Crossing the U.S. Border
I read a tweet last week saying US border guards have a right to inspect your mobile device and to ask you for your password (other articles have suggested this). The Canadian Privacy Commissioner has spoken about this issue. The same day, a fellow commissioner asked whether any commissioners in Canada had issued an article, blog, guideline or best practice document on this topic. Saskatchewan had not. So I thought I should.
I expect many public servants who have a work assigned phone (or other mobile device) arrange to have their emails downloaded to their device. Those emails can be from other public servants or citizens of the province. Those emails could contain personal information (PI) (covered by FOIP or LAFOIP) or personal health information (PHI) (covered by HIPA). So when the border guard asks for your cell phone and password and you provide it, he or she is probably reviewing your texts, contacts and emails. Thus, there becomes a real possibility that someone’s PI or PHI has been disclosed without authority (a breach). This is not a situation that any of us want to be in.
Can anything be done? One option is to leave your business cell phone at home (I am sure you don’t like this one).
Another option is to stop the downloading of emails while you are away, thus, preventing a breach due to incoming emails. This does not solve the problem because of what is already on the cell phone. One could take steps to delete all work related emails with PI or PHI from your cell phone.
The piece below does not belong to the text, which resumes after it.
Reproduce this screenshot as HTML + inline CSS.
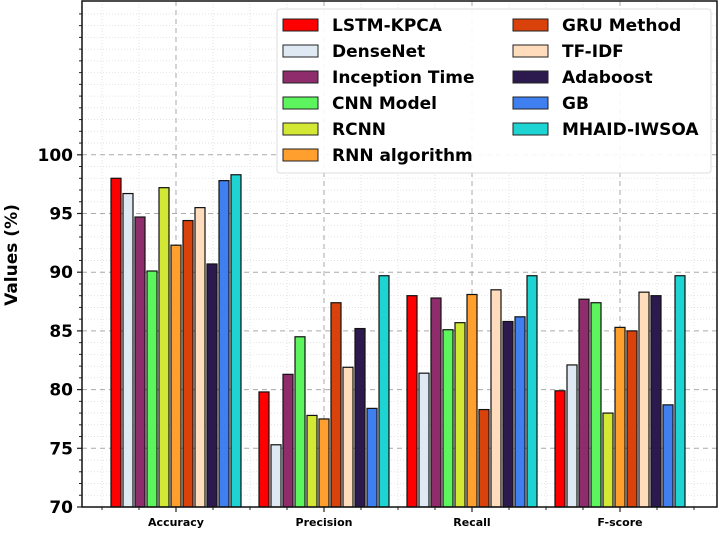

That could be a lot of work.
So the options are not great. Another option is to ensure your mobile device has no PI or PHI on it but when you get to your destination in the US, VPN into your home system to check emails or access information. Of course, you want to make sure you are on a secure network in your destination hotel or conference center.
I have struggled with this issue and the writing of this blog has caused me to decide to leave my business cell phone at home when I cross into the United States. What are you going to do the next time you cross the border?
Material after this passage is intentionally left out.